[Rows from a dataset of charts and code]
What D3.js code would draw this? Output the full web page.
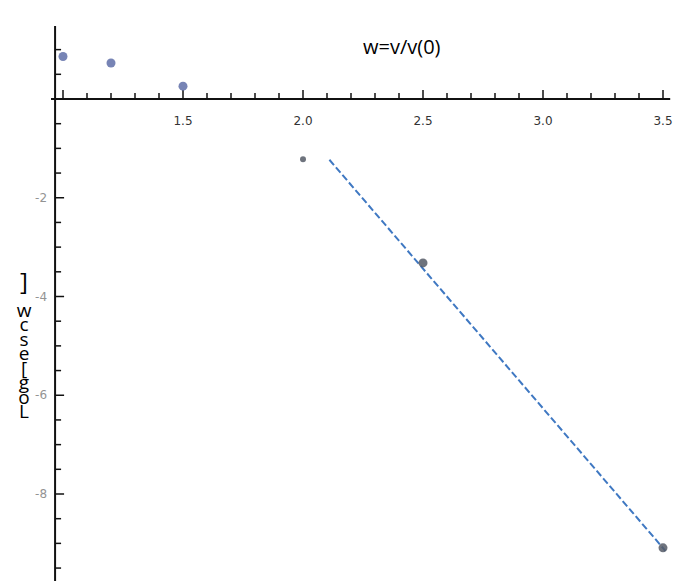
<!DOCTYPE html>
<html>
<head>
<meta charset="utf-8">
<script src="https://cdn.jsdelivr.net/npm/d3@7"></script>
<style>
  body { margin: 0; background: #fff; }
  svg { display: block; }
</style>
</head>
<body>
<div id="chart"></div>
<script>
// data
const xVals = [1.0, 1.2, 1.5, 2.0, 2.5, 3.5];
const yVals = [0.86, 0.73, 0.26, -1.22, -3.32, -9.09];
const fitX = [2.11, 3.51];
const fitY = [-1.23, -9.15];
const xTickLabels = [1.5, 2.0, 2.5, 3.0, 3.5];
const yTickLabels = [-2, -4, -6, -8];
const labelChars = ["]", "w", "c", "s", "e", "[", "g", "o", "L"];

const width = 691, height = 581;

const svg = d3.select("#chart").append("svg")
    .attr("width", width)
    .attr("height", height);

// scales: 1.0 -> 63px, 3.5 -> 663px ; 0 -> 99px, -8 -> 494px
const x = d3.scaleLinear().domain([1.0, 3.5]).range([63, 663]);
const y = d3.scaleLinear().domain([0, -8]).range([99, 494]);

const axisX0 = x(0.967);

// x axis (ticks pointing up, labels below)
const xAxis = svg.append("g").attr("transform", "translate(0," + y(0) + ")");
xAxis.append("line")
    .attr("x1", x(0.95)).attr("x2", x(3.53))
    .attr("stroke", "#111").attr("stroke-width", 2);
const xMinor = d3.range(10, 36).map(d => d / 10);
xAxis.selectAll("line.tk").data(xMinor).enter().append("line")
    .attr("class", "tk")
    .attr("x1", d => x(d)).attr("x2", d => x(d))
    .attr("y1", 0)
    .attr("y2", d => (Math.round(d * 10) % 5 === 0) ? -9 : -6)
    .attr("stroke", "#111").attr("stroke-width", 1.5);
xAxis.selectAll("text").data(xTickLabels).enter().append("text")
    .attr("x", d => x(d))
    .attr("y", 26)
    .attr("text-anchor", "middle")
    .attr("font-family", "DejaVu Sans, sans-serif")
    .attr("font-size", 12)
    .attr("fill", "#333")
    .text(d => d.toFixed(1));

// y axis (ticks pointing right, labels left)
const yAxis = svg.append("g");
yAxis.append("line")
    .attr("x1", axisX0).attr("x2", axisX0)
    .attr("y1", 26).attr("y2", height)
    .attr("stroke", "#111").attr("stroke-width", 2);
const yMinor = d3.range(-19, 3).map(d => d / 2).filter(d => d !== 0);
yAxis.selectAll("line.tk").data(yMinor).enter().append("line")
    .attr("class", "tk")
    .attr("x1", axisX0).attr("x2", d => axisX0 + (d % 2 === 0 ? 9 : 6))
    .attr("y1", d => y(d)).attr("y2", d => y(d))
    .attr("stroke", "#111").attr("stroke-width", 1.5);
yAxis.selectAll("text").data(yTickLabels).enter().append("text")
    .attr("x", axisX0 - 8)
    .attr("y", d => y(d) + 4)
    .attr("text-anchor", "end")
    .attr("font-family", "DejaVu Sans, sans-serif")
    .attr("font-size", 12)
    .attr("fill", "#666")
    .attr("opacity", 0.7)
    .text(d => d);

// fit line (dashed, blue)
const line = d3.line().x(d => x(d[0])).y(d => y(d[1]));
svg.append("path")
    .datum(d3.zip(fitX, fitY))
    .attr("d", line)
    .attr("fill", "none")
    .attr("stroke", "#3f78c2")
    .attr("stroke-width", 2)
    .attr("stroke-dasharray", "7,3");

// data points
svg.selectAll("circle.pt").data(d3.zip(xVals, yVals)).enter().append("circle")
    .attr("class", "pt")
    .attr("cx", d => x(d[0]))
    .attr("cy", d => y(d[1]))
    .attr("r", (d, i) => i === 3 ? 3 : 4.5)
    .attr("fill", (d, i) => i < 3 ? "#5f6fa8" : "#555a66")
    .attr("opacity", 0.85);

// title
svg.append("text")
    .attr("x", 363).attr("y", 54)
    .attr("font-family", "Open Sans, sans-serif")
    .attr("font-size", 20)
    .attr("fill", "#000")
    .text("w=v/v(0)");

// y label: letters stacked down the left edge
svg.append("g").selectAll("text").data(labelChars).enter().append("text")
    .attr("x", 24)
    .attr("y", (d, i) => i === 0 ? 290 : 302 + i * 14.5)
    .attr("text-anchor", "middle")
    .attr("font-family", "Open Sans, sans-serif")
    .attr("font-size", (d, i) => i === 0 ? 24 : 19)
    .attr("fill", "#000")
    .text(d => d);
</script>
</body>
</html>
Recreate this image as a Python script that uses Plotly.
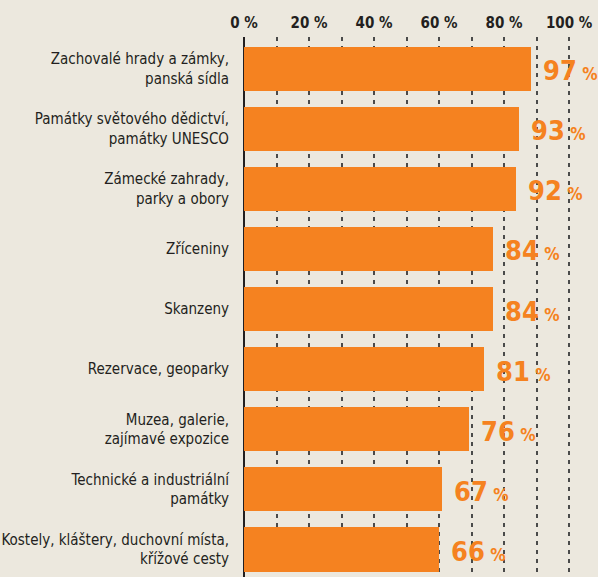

Task prompt →
Send back the data above word for word, with the pictures left out.

Output for this task →
What D3.js code would draw this? Output the full web page.
<!DOCTYPE html>
<html>
<head>
<meta charset="utf-8">
<script src="https://cdn.jsdelivr.net/npm/d3@7"></script>
<style>
  body { margin: 0; background: #fff; }
  svg { display: block; }
</style>
</head>
<body>
<div id="chart"></div>
<script>
// data
const xVals = [1.0, 1.2, 1.5, 2.0, 2.5, 3.5];
const yVals = [0.86, 0.73, 0.26, -1.22, -3.32, -9.09];
const fitX = [2.11, 3.51];
const fitY = [-1.23, -9.15];
const xTickLabels = [1.5, 2.0, 2.5, 3.0, 3.5];
const yTickLabels = [-2, -4, -6, -8];
const labelChars = ["]", "w", "c", "s", "e", "[", "g", "o", "L"];

const width = 691, height = 581;

const svg = d3.select("#chart").append("svg")
    .attr("width", width)
    .attr("height", height);

// scales: 1.0 -> 63px, 3.5 -> 663px ; 0 -> 99px, -8 -> 494px
const x = d3.scaleLinear().domain([1.0, 3.5]).range([63, 663]);
const y = d3.scaleLinear().domain([0, -8]).range([99, 494]);

const axisX0 = x(0.967);

// x axis (ticks pointing up, labels below)
const xAxis = svg.append("g").attr("transform", "translate(0," + y(0) + ")");
xAxis.append("line")
    .attr("x1", x(0.95)).attr("x2", x(3.53))
    .attr("stroke", "#111").attr("stroke-width", 2);
const xMinor = d3.range(10, 36).map(d => d / 10);
xAxis.selectAll("line.tk").data(xMinor).enter().append("line")
    .attr("class", "tk")
    .attr("x1", d => x(d)).attr("x2", d => x(d))
    .attr("y1", 0)
    .attr("y2", d => (Math.round(d * 10) % 5 === 0) ? -9 : -6)
    .attr("stroke", "#111").attr("stroke-width", 1.5);
xAxis.selectAll("text").data(xTickLabels).enter().append("text")
    .attr("x", d => x(d))
    .attr("y", 26)
    .attr("text-anchor", "middle")
    .attr("font-family", "DejaVu Sans, sans-serif")
    .attr("font-size", 12)
    .attr("fill", "#333")
    .text(d => d.toFixed(1));

// y axis (ticks pointing right, labels left)
const yAxis = svg.append("g");
yAxis.append("line")
    .attr("x1", axisX0).attr("x2", axisX0)
    .attr("y1", 26).attr("y2", height)
    .attr("stroke", "#111").attr("stroke-width", 2);
const yMinor = d3.range(-19, 3).map(d => d / 2).filter(d => d !== 0);
yAxis.selectAll("line.tk").data(yMinor).enter().append("line")
    .attr("class", "tk")
    .attr("x1", axisX0).attr("x2", d => axisX0 + (d % 2 === 0 ? 9 : 6))
    .attr("y1", d => y(d)).attr("y2", d => y(d))
    .attr("stroke", "#111").attr("stroke-width", 1.5);
yAxis.selectAll("text").data(yTickLabels).enter().append("text")
    .attr("x", axisX0 - 8)
    .attr("y", d => y(d) + 4)
    .attr("text-anchor", "end")
    .attr("font-family", "DejaVu Sans, sans-serif")
    .attr("font-size", 12)
    .attr("fill", "#666")
    .attr("opacity", 0.7)
    .text(d => d);

// fit line (dashed, blue)
const line = d3.line().x(d => x(d[0])).y(d => y(d[1]));
svg.append("path")
    .datum(d3.zip(fitX, fitY))
    .attr("d", line)
    .attr("fill", "none")
    .attr("stroke", "#3f78c2")
    .attr("stroke-width", 2)
    .attr("stroke-dasharray", "7,3");

// data points
svg.selectAll("circle.pt").data(d3.zip(xVals, yVals)).enter().append("circle")
    .attr("class", "pt")
    .attr("cx", d => x(d[0]))
    .attr("cy", d => y(d[1]))
    .attr("r", (d, i) => i === 3 ? 3 : 4.5)
    .attr("fill", (d, i) => i < 3 ? "#5f6fa8" : "#555a66")
    .attr("opacity", 0.85);

// title
svg.append("text")
    .attr("x", 363).attr("y", 54)
    .attr("font-family", "Open Sans, sans-serif")
    .attr("font-size", 20)
    .attr("fill", "#000")
    .text("w=v/v(0)");

// y label: letters stacked down the left edge
svg.append("g").selectAll("text").data(labelChars).enter().append("text")
    .attr("x", 24)
    .attr("y", (d, i) => i === 0 ? 290 : 302 + i * 14.5)
    .attr("text-anchor", "middle")
    .attr("font-family", "Open Sans, sans-serif")
    .attr("font-size", (d, i) => i === 0 ? 24 : 19)
    .attr("fill", "#000")
    .text(d => d);
</script>
</body>
</html>
Recreate this image as a Python script that uses Plotly.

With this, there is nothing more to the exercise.